The Lamp, the Oil, and the Light
It is quite obvious in Jesus’ message that we are the lamp. Just as we can symbolically be seen as the lamp, often in Scripture, the Spirit of God is represented metaphorically by oil.
Psalm 45:7 reads: You love righteousness and hate wickedness; therefore God, your God, has set you above your companions by anointing you with the oil of joy.
But Zechariah 4 gives us an even more stirring picture:
Then the angel who talked with me returned and wakened me, as a man is wakened from his sleep. He asked me, "What do you see?" I answered, "I see a solid gold lampstand with a bowl at the top and seven lights on it, with seven channels to the lights. Also there are two olive trees by it, one on the right of the bowl and the other on its left."
Again I asked him, "What are these two olive branches beside the two gold pipes that pour out golden oil?"
He replied, "Do you not know what these are?"
"No, my lord," I said.
So he said, "These are the two who are anointed to serve the Lord of all the earth." (excerpted from Zechariah 4, emphasis mine)
Now the word Light, used in the Matthew 5 reference by Jesus, is—in Greek—Kaio , which means: to set on fire, to consume with fire.

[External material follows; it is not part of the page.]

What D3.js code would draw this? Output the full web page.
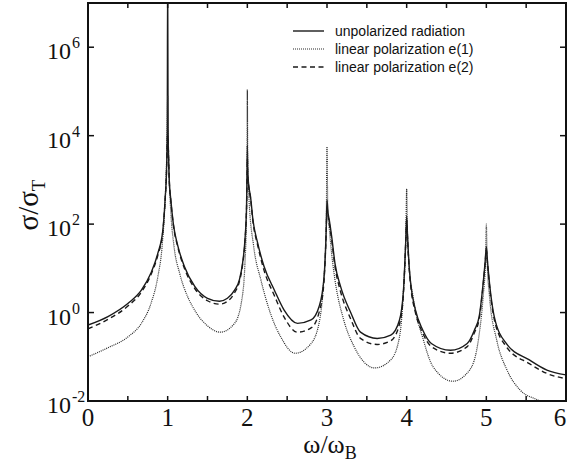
<!DOCTYPE html>
<html>
<head>
<meta charset="utf-8">
<script src="https://cdn.jsdelivr.net/npm/d3@7"></script>
<style>
  body { margin: 0; background: #fff; }
  text { fill: #111; }
</style>
</head>
<body>
<svg id="chart" width="568" height="463"></svg>
<script>
// tick values
const xTicks = [0, 1, 2, 3, 4, 5, 6];
const xMinorTicks = [0.5, 1.5, 2.5, 3.5, 4.5, 5.5];
const yTickExps = [-2, 0, 2, 4, 6];

const seriesNames = ["unpolarized radiation", "linear polarization e(1)", "linear polarization e(2)"];

// [omega/omega_B, sigma/sigma_T]
const unpolarized = [
    [0, 0.52], [0.25, 0.81], [0.5, 1.6], [0.67, 3.2], [0.79, 7.8], [0.877, 22], [0.94, 74],
    [0.97, 420], [0.985, 1500], [0.995, 1.5e4], [1.0, 5e7], [1.005, 1.5e4], [1.02, 1000],
    [1.04, 350], [1.07, 105], [1.13, 31], [1.21, 11], [1.34, 3.9], [1.5, 2.1], [1.65, 1.8],
    [1.75, 2.1], [1.84, 3.2], [1.9, 5.5], [1.94, 13], [1.97, 44], [1.99, 250], [1.997, 1500],
    [2.0, 6000], [2.005, 1500], [2.02, 700], [2.04, 420], [2.07, 126], [2.13, 37], [2.21, 11],
    [2.34, 3.2], [2.46, 1.15], [2.63, 0.57], [2.8, 0.68], [2.9, 1.35], [2.96, 5.5],
    [2.99, 74], [3.0, 350], [3.01, 200], [3.03, 120], [3.06, 50], [3.1, 13], [3.17, 3.9],
    [3.3, 0.98], [3.42, 0.36], [3.63, 0.26], [3.8, 0.31], [3.91, 0.68], [3.96, 3.2],
    [3.99, 50], [4.0, 150], [4.01, 60], [4.03, 12], [4.05, 4.6], [4.11, 1.15], [4.2, 0.41],
    [4.31, 0.2], [4.55, 0.14], [4.76, 0.2], [4.85, 0.4], [4.91, 0.81], [4.96, 4.6],
    [4.985, 14], [5.0, 31], [5.015, 14], [5.04, 4.6], [5.1, 0.8], [5.25, 0.2],
    [5.54, 0.085], [5.76, 0.05], [6.0, 0.039]
];

const polarE1 = [
    [0, 0.1], [0.25, 0.16], [0.5, 0.28], [0.67, 0.57], [0.79, 1.6], [0.877, 6.5], [0.93, 31],
    [0.96, 180], [0.98, 1000], [0.993, 1e4], [1.0, 8e4], [1.007, 1e4], [1.02, 1000],
    [1.04, 180], [1.08, 31], [1.15, 7.8], [1.25, 2.3], [1.33, 1.2], [1.5, 0.5], [1.66, 0.36],
    [1.84, 0.57], [1.93, 1.9], [1.97, 13], [1.99, 180], [1.996, 3000], [2.0, 1.1e5],
    [2.005, 3000], [2.02, 400], [2.08, 31], [2.17, 5.5], [2.29, 0.96], [2.42, 0.28],
    [2.6, 0.12], [2.79, 0.19], [2.9, 0.57], [2.95, 3.2], [2.99, 74], [3.0, 5600],
    [3.01, 200], [3.03, 74], [3.06, 20], [3.1, 5.5], [3.21, 0.68], [3.34, 0.17],
    [3.6, 0.056], [3.8, 0.085], [3.91, 0.28], [3.96, 3.2], [3.99, 60], [4.0, 630],
    [4.01, 60], [4.03, 12], [4.08, 2.3], [4.21, 0.24], [4.33, 0.06], [4.58, 0.028],
    [4.79, 0.05], [4.9, 0.24], [4.96, 2.3], [4.99, 15], [5.0, 100], [5.01, 15], [5.04, 2.3],
    [5.13, 0.24], [5.26, 0.05], [5.42, 0.018], [5.67, 0.01], [6.0, 0.004]
];

const polarE2 = [
    [0, 0.43], [0.25, 0.7], [0.5, 1.4], [0.67, 2.9], [0.79, 7.2], [0.877, 20], [0.94, 70],
    [0.97, 400], [0.985, 1400], [0.995, 7000], [1.0, 1e4], [1.005, 7000], [1.02, 950],
    [1.04, 330], [1.07, 100], [1.13, 29], [1.21, 10], [1.34, 3.5], [1.5, 1.85], [1.65, 1.55],
    [1.75, 1.8], [1.84, 2.8], [1.9, 5], [1.94, 12], [1.97, 40], [1.99, 230], [1.997, 1300],
    [2.0, 3000], [2.005, 1300], [2.02, 650], [2.04, 380], [2.07, 115], [2.13, 33], [2.21, 9],
    [2.34, 2.4], [2.46, 0.8], [2.63, 0.36], [2.8, 0.45], [2.9, 1.0], [2.96, 4.5],
    [2.99, 65], [3.0, 250], [3.01, 170], [3.03, 100], [3.06, 42], [3.1, 11], [3.17, 3.0],
    [3.3, 0.7], [3.42, 0.26], [3.63, 0.19], [3.8, 0.23], [3.91, 0.55], [3.96, 2.8],
    [3.99, 45], [4.0, 120], [4.01, 52], [4.03, 11], [4.05, 4.1], [4.11, 1.0], [4.2, 0.35],
    [4.31, 0.17], [4.55, 0.12], [4.76, 0.17], [4.85, 0.35], [4.91, 0.72], [4.96, 4.2],
    [4.985, 13], [5.0, 26], [5.015, 13], [5.04, 4.1], [5.1, 0.7], [5.25, 0.17],
    [5.54, 0.07], [5.76, 0.042], [6.0, 0.032]
];

const svg = d3.select("#chart");
const plot = { left: 88, right: 566, top: 3, bottom: 401 };

const x = d3.scaleLinear().domain([0, 6]).range([plot.left, plot.right]);
const y = d3.scaleLog().domain([1e-2, 1e7]).range([plot.bottom, plot.top]);

svg.append("defs").append("clipPath").attr("id", "clip")
   .append("rect")
   .attr("x", plot.left).attr("y", plot.top)
   .attr("width", plot.right - plot.left).attr("height", plot.bottom - plot.top);

const line = d3.line()
               .x(d => x(d[0]))
               .y(d => y(d[1]))
               .curve(d3.curveMonotoneX);

const styles = [
    { data: unpolarized, width: 1.4, dash: null, colour: "#1a1a1a" },
    { data: polarE1, width: 1.2, dash: "1,1", colour: "#2a2a2a" },
    { data: polarE2, width: 1.4, dash: "5,3.5", colour: "#1a1a1a" }
];

const lines = svg.append("g").attr("clip-path", "url(#clip)");
styles.forEach(s => {
    lines.append("path")
         .datum(s.data)
         .attr("fill", "none")
         .attr("stroke", s.colour)
         .attr("stroke-width", s.width)
         .attr("stroke-dasharray", s.dash)
         .attr("d", line);
});

// ticks (inward, mirrored on top and right)
const ticks = svg.append("g").attr("stroke", "#111").attr("stroke-width", 1.5);
xTicks.concat(xMinorTicks).forEach(t => {
    ticks.append("line").attr("x1", x(t)).attr("x2", x(t)).attr("y1", plot.bottom).attr("y2", plot.bottom - 5);
    ticks.append("line").attr("x1", x(t)).attr("x2", x(t)).attr("y1", plot.top).attr("y2", plot.top + 5);
});
yTickExps.forEach(e => {
    const v = Math.pow(10, e);
    ticks.append("line").attr("x1", plot.left).attr("x2", plot.left + 6).attr("y1", y(v)).attr("y2", y(v));
    ticks.append("line").attr("x1", plot.right).attr("x2", plot.right - 6).attr("y1", y(v)).attr("y2", y(v));
});

// frame
svg.append("rect")
   .attr("x", plot.left).attr("y", plot.top)
   .attr("width", plot.right - plot.left).attr("height", plot.bottom - plot.top)
   .attr("fill", "none").attr("stroke", "#111").attr("stroke-width", 2);

const serif = "'Liberation Serif', 'DejaVu Serif', serif";

// x tick labels (last one nudged in so it is not cut by the edge)
svg.append("g").selectAll("text")
   .data(xTicks)
   .join("text")
   .attr("x", d => Math.min(x(d), 560))
   .attr("y", 426)
   .attr("text-anchor", "middle")
   .style("font-family", serif)
   .style("font-size", "25px")
   .text(d => d);

// y tick labels as 10^n
const yLabels = svg.append("g").style("font-family", serif);
yTickExps.forEach(e => {
    const yy = y(Math.pow(10, e));
    yLabels.append("text")
           .attr("x", 71).attr("y", yy + 12)
           .attr("text-anchor", "end")
           .style("font-size", "24px")
           .text("10");
    yLabels.append("text")
           .attr("x", 72).attr("y", yy + 1)
           .style("font-size", "16px")
           .text(e);
});

// axis titles
svg.append("text")
   .attr("x", 330).attr("y", 453)
   .attr("text-anchor", "middle")
   .style("font-family", serif)
   .style("font-size", "26px")
   .text("ω/ω")
   .append("tspan").attr("dy", 6).style("font-size", "18px").text("B");

svg.append("text")
   .attr("transform", "translate(38,205) rotate(-90)")
   .attr("text-anchor", "middle")
   .style("font-family", serif)
   .style("font-size", "29px")
   .text("σ/σ")
   .append("tspan").attr("dy", 7).style("font-size", "19px").text("T");

// legend
const legend = svg.append("g").attr("class", "legend");
styles.forEach((s, i) => {
    const ly = 31 + i * 18;
    legend.append("line")
          .attr("x1", 293).attr("x2", 324).attr("y1", ly).attr("y2", ly)
          .attr("stroke", s.colour)
          .attr("stroke-width", s.width)
          .attr("stroke-dasharray", s.dash);
    legend.append("text")
          .attr("x", 335).attr("y", ly + 4.5)
          .style("font-family", "'Liberation Sans', Arial, sans-serif")
          .style("font-size", "14px")
          .text(seriesNames[i]);
});
</script>
</body>
</html>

After His death and resurrection and before His ascension into Heaven, Jesus was in Jerusalem eating with the disciples. He told them not to leave the city, but to wait for “the gift” from His Father, the one He’d previously told them about.
Then He said, “John baptized with water, but in a few days you will be baptized with the Holy Spirit…you will receive power when the Holy Spirit comes on you; and you will be my witnesses in Jerusalem, and in all Judea and Samaria, and to the ends of the earth.” (Acts 1:5, 8, emphasis mine)
The “gift” of the Holy Spirit came on Pentecost like tongues of fire (flame) and rested on each of them in the upper room. They were then filled and empowered by the Holy Spirit, enabling the men who’d just weeks earlier hidden during the arrest, trial and crucifixion of Jesus, to become bold witnesses for Him and to lead others into the Kingdom of God.
The Ah-ha Moment
Oh, Lord God -- to be consumed by your Holy Spirit! To be set on fire and to shine a light—the Light—that draws men to You!
Just as importantly, to have that fire continually lit, fueled by your Presence, that it never go out, that we raise it high enough for all to see…to see the Christ…and to cause men to praise You forever. May we always abide in You so that the glow of Your love and truth never dies out in our lives. Amen!